Strip the pictures and reproduce the rest of the listing exactly.

Recorded data:
+-------+
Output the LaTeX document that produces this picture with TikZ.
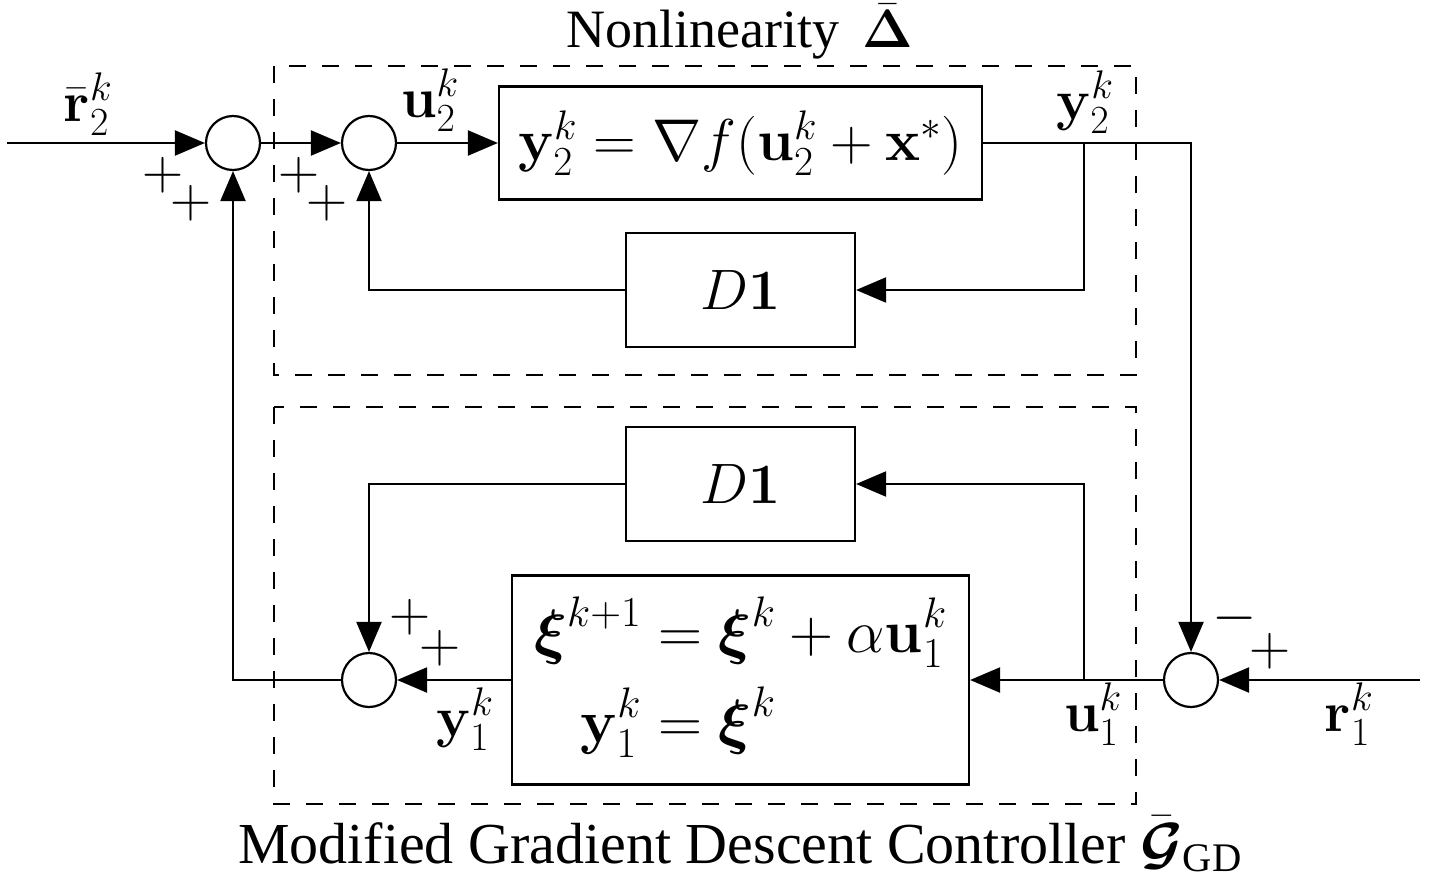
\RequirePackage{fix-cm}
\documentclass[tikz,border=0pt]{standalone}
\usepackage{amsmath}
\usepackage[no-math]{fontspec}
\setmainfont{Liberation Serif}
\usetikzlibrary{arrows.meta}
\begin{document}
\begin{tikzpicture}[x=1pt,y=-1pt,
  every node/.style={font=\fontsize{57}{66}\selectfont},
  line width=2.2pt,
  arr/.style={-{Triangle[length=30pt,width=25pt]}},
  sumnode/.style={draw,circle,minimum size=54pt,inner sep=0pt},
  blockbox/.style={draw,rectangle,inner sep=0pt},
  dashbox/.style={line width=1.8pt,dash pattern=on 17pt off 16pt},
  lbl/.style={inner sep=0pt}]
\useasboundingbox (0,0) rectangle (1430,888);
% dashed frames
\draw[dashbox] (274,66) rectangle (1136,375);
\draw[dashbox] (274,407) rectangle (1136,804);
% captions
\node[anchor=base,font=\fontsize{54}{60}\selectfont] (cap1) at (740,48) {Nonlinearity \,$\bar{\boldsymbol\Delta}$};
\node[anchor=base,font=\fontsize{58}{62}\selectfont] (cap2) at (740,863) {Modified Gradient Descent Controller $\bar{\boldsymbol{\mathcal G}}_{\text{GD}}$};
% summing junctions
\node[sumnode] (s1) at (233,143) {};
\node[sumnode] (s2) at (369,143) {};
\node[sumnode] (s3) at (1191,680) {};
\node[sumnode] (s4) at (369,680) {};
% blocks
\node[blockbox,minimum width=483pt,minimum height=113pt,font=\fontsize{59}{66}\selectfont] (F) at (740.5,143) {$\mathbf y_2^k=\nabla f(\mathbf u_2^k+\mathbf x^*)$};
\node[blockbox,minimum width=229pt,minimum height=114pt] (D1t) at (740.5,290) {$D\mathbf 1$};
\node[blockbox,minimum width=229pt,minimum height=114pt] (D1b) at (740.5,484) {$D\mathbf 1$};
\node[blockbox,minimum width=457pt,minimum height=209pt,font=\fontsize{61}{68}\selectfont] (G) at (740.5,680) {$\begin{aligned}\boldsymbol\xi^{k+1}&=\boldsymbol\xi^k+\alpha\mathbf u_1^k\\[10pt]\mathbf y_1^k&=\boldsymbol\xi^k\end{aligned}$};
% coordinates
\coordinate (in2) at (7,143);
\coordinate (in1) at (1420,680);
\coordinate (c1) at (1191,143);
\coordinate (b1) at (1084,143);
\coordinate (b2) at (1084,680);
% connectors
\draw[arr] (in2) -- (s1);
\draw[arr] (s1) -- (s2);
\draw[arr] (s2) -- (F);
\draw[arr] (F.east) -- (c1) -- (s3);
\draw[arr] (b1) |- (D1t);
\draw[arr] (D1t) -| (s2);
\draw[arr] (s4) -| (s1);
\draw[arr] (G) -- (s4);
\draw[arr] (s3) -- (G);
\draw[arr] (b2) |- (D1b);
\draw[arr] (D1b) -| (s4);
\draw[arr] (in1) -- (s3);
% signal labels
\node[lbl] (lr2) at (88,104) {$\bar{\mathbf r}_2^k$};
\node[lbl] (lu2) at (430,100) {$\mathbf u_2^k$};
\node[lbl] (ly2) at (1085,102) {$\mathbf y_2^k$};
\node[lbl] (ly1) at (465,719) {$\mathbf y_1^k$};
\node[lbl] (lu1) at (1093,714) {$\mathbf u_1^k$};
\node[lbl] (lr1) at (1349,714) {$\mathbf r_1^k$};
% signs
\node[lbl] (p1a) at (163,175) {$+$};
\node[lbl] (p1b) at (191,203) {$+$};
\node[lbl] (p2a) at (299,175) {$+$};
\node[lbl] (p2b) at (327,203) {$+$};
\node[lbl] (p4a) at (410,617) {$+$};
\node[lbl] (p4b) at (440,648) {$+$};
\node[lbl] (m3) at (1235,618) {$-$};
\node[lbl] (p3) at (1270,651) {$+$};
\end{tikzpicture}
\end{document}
+-------+
Result of this exercise:
Output the LaTeX document that produces this picture with TikZ.
\RequirePackage{fix-cm}
\documentclass[tikz,border=0pt]{standalone}
\usepackage{amsmath}
\usepackage[no-math]{fontspec}
\setmainfont{Liberation Serif}
\usetikzlibrary{arrows.meta}
\begin{document}
\begin{tikzpicture}[x=1pt,y=-1pt,
  every node/.style={font=\fontsize{57}{66}\selectfont},
  line width=2.2pt,
  arr/.style={-{Triangle[length=30pt,width=25pt]}},
  sumnode/.style={draw,circle,minimum size=54pt,inner sep=0pt},
  blockbox/.style={draw,rectangle,inner sep=0pt},
  dashbox/.style={line width=1.8pt,dash pattern=on 17pt off 16pt},
  lbl/.style={inner sep=0pt}]
\useasboundingbox (0,0) rectangle (1430,888);
% dashed frames
\draw[dashbox] (274,66) rectangle (1136,375);
\draw[dashbox] (274,407) rectangle (1136,804);
% captions
\node[anchor=base,font=\fontsize{54}{60}\selectfont] (cap1) at (740,48) {Nonlinearity \,$\bar{\boldsymbol\Delta}$};
\node[anchor=base,font=\fontsize{58}{62}\selectfont] (cap2) at (740,863) {Modified Gradient Descent Controller $\bar{\boldsymbol{\mathcal G}}_{\text{GD}}$};
% summing junctions
\node[sumnode] (s1) at (233,143) {};
\node[sumnode] (s2) at (369,143) {};
\node[sumnode] (s3) at (1191,680) {};
\node[sumnode] (s4) at (369,680) {};
% blocks
\node[blockbox,minimum width=483pt,minimum height=113pt,font=\fontsize{59}{66}\selectfont] (F) at (740.5,143) {$\mathbf y_2^k=\nabla f(\mathbf u_2^k+\mathbf x^*)$};
\node[blockbox,minimum width=229pt,minimum height=114pt] (D1t) at (740.5,290) {$D\mathbf 1$};
\node[blockbox,minimum width=229pt,minimum height=114pt] (D1b) at (740.5,484) {$D\mathbf 1$};
\node[blockbox,minimum width=457pt,minimum height=209pt,font=\fontsize{61}{68}\selectfont] (G) at (740.5,680) {$\begin{aligned}\boldsymbol\xi^{k+1}&=\boldsymbol\xi^k+\alpha\mathbf u_1^k\\[10pt]\mathbf y_1^k&=\boldsymbol\xi^k\end{aligned}$};
% coordinates
\coordinate (in2) at (7,143);
\coordinate (in1) at (1420,680);
\coordinate (c1) at (1191,143);
\coordinate (b1) at (1084,143);
\coordinate (b2) at (1084,680);
% connectors
\draw[arr] (in2) -- (s1);
\draw[arr] (s1) -- (s2);
\draw[arr] (s2) -- (F);
\draw[arr] (F.east) -- (c1) -- (s3);
\draw[arr] (b1) |- (D1t);
\draw[arr] (D1t) -| (s2);
\draw[arr] (s4) -| (s1);
\draw[arr] (G) -- (s4);
\draw[arr] (s3) -- (G);
\draw[arr] (b2) |- (D1b);
\draw[arr] (D1b) -| (s4);
\draw[arr] (in1) -- (s3);
% signal labels
\node[lbl] (lr2) at (88,104) {$\bar{\mathbf r}_2^k$};
\node[lbl] (lu2) at (430,100) {$\mathbf u_2^k$};
\node[lbl] (ly2) at (1085,102) {$\mathbf y_2^k$};
\node[lbl] (ly1) at (465,719) {$\mathbf y_1^k$};
\node[lbl] (lu1) at (1093,714) {$\mathbf u_1^k$};
\node[lbl] (lr1) at (1349,714) {$\mathbf r_1^k$};
% signs
\node[lbl] (p1a) at (163,175) {$+$};
\node[lbl] (p1b) at (191,203) {$+$};
\node[lbl] (p2a) at (299,175) {$+$};
\node[lbl] (p2b) at (327,203) {$+$};
\node[lbl] (p4a) at (410,617) {$+$};
\node[lbl] (p4b) at (440,648) {$+$};
\node[lbl] (m3) at (1235,618) {$-$};
\node[lbl] (p3) at (1270,651) {$+$};
\end{tikzpicture}
\end{document}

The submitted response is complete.